Only the lines from the one with "Write a Python" to the one with "from bokeh.resources import INLINE", both included, should be output, without any images.
-------- INPUT ROWS --------
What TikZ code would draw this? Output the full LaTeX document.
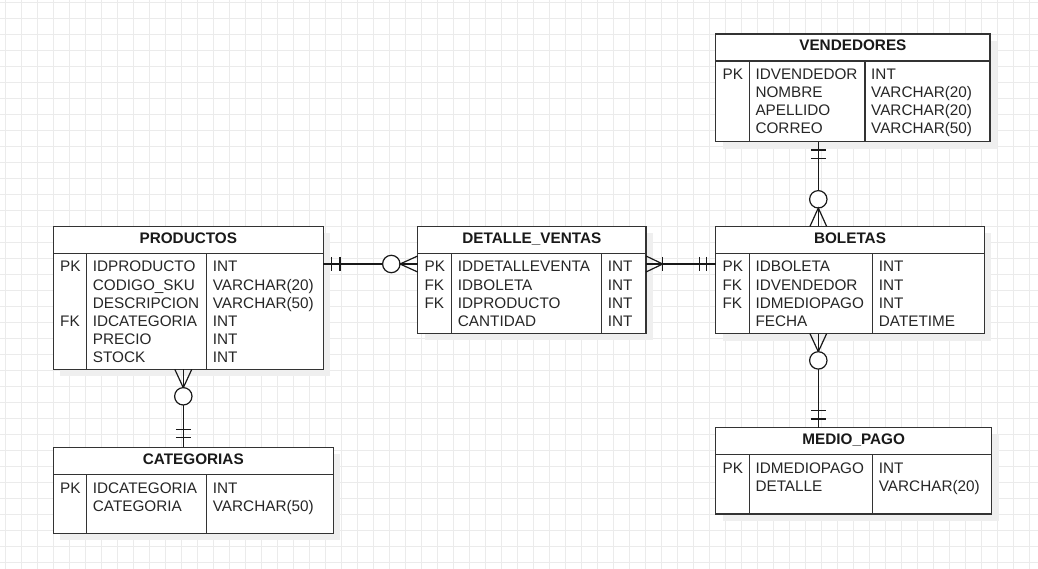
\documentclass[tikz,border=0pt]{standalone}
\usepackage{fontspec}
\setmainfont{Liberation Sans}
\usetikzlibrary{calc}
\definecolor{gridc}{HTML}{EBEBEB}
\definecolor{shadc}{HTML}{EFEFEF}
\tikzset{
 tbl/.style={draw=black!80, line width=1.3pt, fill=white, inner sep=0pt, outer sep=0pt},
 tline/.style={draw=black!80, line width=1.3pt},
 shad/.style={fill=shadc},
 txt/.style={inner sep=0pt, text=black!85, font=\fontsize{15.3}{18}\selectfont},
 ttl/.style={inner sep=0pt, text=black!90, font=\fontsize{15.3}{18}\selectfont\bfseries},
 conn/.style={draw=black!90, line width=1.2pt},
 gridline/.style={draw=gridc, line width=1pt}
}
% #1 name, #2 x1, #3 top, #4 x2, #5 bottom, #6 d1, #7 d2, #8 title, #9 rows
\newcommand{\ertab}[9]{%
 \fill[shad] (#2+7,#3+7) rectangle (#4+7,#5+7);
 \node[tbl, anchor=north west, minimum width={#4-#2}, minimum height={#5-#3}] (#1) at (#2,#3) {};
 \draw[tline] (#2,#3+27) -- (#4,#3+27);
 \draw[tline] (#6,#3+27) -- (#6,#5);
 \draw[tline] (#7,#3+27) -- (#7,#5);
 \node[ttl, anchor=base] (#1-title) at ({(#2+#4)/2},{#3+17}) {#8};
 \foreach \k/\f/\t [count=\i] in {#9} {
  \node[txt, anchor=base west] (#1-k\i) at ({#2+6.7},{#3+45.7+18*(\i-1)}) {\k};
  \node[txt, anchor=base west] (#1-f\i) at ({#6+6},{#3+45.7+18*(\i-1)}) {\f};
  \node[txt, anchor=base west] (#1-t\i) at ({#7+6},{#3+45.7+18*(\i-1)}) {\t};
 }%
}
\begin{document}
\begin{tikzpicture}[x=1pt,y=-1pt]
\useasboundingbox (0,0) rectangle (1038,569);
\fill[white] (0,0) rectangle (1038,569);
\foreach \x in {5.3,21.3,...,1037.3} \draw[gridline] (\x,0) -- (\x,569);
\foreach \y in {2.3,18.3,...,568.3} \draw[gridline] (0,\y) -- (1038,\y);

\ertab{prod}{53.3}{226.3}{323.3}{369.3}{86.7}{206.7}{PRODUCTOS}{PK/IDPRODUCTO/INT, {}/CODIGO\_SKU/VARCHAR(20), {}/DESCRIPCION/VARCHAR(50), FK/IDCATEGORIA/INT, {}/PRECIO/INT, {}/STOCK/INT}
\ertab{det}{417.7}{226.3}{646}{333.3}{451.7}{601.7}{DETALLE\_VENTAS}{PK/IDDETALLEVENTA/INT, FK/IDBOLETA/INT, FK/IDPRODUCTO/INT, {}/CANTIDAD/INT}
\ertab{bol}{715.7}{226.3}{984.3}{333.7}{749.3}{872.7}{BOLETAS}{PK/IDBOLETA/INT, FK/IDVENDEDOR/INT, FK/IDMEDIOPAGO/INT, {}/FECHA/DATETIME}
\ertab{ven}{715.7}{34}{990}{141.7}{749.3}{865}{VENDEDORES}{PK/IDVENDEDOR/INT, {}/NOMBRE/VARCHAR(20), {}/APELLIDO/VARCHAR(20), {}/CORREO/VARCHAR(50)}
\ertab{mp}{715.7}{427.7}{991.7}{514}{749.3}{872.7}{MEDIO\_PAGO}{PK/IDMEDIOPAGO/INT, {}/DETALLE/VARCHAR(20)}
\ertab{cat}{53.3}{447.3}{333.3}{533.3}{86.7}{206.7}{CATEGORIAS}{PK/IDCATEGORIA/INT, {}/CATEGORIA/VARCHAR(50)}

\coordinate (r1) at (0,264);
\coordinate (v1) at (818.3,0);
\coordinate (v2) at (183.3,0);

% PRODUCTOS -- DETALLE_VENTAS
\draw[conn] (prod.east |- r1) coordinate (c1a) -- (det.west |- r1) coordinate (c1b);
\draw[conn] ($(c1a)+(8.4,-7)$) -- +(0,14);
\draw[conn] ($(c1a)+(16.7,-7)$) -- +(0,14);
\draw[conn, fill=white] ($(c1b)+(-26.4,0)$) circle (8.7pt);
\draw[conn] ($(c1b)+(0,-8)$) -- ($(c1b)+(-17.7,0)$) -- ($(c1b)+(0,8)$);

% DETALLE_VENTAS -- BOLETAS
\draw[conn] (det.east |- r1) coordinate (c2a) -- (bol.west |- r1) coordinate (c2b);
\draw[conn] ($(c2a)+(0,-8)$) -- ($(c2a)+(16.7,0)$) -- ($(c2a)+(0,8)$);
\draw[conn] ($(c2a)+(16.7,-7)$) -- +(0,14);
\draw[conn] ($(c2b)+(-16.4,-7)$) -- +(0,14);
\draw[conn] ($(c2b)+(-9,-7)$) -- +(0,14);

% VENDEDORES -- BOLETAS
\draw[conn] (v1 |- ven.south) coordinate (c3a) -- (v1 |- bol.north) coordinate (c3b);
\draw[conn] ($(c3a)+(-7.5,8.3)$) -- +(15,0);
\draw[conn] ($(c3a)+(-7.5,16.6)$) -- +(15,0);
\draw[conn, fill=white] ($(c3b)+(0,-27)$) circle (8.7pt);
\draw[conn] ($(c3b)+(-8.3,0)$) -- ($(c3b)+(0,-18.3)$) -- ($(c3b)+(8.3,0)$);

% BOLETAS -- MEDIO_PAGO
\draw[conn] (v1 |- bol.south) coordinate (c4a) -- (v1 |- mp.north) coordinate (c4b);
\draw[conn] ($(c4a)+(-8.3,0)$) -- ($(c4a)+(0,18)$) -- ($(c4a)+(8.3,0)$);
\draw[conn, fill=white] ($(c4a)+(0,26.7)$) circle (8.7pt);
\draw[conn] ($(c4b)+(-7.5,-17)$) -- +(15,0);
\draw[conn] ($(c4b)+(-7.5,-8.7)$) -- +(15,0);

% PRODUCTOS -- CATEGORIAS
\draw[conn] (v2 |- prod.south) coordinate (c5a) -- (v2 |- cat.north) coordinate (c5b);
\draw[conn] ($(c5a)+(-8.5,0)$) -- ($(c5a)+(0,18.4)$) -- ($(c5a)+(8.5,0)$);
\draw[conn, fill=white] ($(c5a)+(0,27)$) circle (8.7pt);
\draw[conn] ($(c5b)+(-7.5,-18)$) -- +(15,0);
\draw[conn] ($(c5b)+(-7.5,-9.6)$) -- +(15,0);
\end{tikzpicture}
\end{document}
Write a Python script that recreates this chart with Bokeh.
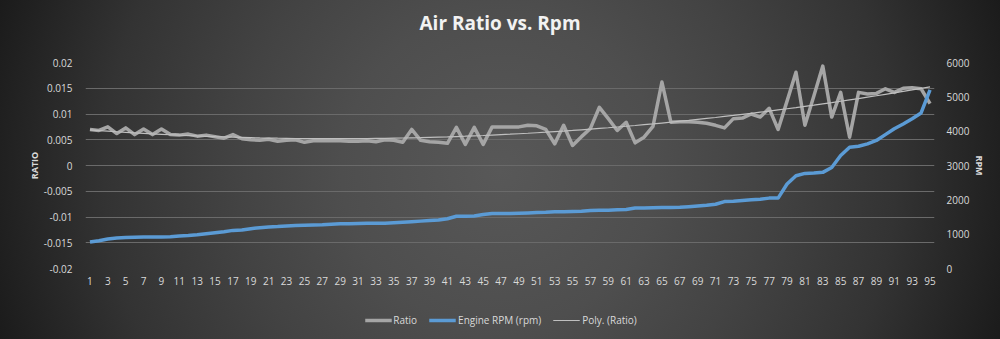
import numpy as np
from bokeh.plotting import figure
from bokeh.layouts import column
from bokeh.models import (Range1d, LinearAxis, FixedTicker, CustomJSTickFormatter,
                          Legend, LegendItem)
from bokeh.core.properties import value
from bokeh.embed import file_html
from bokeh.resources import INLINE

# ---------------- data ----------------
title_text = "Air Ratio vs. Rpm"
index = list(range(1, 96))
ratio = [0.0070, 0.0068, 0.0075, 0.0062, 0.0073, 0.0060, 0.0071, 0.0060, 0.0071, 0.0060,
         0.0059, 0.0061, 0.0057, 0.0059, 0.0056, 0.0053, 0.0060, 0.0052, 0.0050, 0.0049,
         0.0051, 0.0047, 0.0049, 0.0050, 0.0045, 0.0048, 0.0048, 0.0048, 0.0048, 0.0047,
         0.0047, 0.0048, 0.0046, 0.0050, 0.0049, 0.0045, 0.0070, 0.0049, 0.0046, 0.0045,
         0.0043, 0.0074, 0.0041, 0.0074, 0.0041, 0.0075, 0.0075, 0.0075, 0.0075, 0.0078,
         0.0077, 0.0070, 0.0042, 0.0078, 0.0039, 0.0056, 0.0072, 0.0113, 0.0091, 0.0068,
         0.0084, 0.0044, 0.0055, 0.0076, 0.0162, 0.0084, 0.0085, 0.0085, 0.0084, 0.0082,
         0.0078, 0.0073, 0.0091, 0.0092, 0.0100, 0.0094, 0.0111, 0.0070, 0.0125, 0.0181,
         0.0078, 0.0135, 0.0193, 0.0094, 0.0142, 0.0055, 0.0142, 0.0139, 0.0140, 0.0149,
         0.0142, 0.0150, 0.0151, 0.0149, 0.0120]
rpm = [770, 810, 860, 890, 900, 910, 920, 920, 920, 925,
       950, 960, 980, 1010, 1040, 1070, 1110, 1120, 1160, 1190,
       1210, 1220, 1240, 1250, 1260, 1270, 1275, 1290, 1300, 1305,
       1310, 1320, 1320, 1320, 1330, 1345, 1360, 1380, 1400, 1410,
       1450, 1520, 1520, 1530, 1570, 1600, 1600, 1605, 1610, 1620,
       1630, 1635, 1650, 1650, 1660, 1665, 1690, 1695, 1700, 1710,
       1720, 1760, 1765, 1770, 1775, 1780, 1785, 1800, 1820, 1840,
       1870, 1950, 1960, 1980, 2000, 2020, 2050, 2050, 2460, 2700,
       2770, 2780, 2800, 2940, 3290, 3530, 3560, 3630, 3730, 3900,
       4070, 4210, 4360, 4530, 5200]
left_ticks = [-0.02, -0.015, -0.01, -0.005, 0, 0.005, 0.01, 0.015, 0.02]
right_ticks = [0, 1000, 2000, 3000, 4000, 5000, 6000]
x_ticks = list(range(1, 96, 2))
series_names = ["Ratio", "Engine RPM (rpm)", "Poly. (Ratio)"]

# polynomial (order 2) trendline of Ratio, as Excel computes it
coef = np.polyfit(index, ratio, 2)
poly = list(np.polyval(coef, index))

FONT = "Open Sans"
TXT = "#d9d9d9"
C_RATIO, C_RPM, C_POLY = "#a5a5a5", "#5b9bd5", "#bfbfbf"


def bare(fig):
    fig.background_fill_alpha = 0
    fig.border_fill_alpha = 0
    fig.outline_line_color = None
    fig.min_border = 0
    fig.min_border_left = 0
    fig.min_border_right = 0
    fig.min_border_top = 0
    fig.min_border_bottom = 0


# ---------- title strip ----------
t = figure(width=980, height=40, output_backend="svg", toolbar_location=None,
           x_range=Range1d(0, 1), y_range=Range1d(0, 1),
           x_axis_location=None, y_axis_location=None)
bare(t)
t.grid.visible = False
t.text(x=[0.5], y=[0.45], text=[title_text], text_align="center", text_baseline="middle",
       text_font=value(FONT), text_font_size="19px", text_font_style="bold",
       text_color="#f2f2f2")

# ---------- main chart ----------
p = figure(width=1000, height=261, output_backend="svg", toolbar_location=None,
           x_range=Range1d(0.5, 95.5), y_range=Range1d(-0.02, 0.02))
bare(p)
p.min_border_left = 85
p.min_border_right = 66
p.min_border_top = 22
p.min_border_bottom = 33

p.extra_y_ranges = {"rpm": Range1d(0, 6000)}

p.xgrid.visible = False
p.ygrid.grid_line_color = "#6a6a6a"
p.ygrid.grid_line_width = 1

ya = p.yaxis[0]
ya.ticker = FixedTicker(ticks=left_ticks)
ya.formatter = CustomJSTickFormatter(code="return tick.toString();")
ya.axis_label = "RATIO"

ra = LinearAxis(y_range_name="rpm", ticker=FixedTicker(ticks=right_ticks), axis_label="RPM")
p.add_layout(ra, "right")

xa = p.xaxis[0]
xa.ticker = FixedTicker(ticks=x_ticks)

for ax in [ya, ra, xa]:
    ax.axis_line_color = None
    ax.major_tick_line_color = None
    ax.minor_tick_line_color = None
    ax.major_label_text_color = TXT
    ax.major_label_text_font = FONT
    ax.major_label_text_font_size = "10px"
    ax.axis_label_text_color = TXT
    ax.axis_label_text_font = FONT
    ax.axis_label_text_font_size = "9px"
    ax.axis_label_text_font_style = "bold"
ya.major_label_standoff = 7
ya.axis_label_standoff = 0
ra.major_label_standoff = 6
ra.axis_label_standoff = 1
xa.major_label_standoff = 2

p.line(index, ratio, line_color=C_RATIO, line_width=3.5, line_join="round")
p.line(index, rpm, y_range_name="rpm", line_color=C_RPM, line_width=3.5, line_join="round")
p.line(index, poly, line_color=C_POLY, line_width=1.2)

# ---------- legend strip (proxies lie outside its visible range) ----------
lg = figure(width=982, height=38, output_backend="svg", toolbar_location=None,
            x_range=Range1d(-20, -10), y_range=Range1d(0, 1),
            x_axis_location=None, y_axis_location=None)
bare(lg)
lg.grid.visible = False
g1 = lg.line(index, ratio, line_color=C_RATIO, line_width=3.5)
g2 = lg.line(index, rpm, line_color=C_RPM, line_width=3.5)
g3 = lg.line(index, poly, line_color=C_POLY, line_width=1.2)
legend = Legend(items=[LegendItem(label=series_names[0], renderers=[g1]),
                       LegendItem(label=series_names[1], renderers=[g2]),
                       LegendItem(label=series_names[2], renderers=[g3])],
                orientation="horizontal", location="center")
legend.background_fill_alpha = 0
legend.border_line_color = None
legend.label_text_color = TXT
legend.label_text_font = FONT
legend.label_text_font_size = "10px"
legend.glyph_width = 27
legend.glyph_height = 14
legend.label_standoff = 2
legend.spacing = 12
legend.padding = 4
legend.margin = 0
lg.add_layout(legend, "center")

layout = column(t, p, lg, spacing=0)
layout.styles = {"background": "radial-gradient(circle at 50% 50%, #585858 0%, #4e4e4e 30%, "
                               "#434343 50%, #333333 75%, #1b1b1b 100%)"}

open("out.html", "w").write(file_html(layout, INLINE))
--------
» **CORRECT RESPONSE**:
Write a Python script that recreates this chart with Bokeh.
import numpy as np
from bokeh.plotting import figure
from bokeh.layouts import column
from bokeh.models import (Range1d, LinearAxis, FixedTicker, CustomJSTickFormatter,
                          Legend, LegendItem)
from bokeh.core.properties import value
from bokeh.embed import file_html
from bokeh.resources import INLINE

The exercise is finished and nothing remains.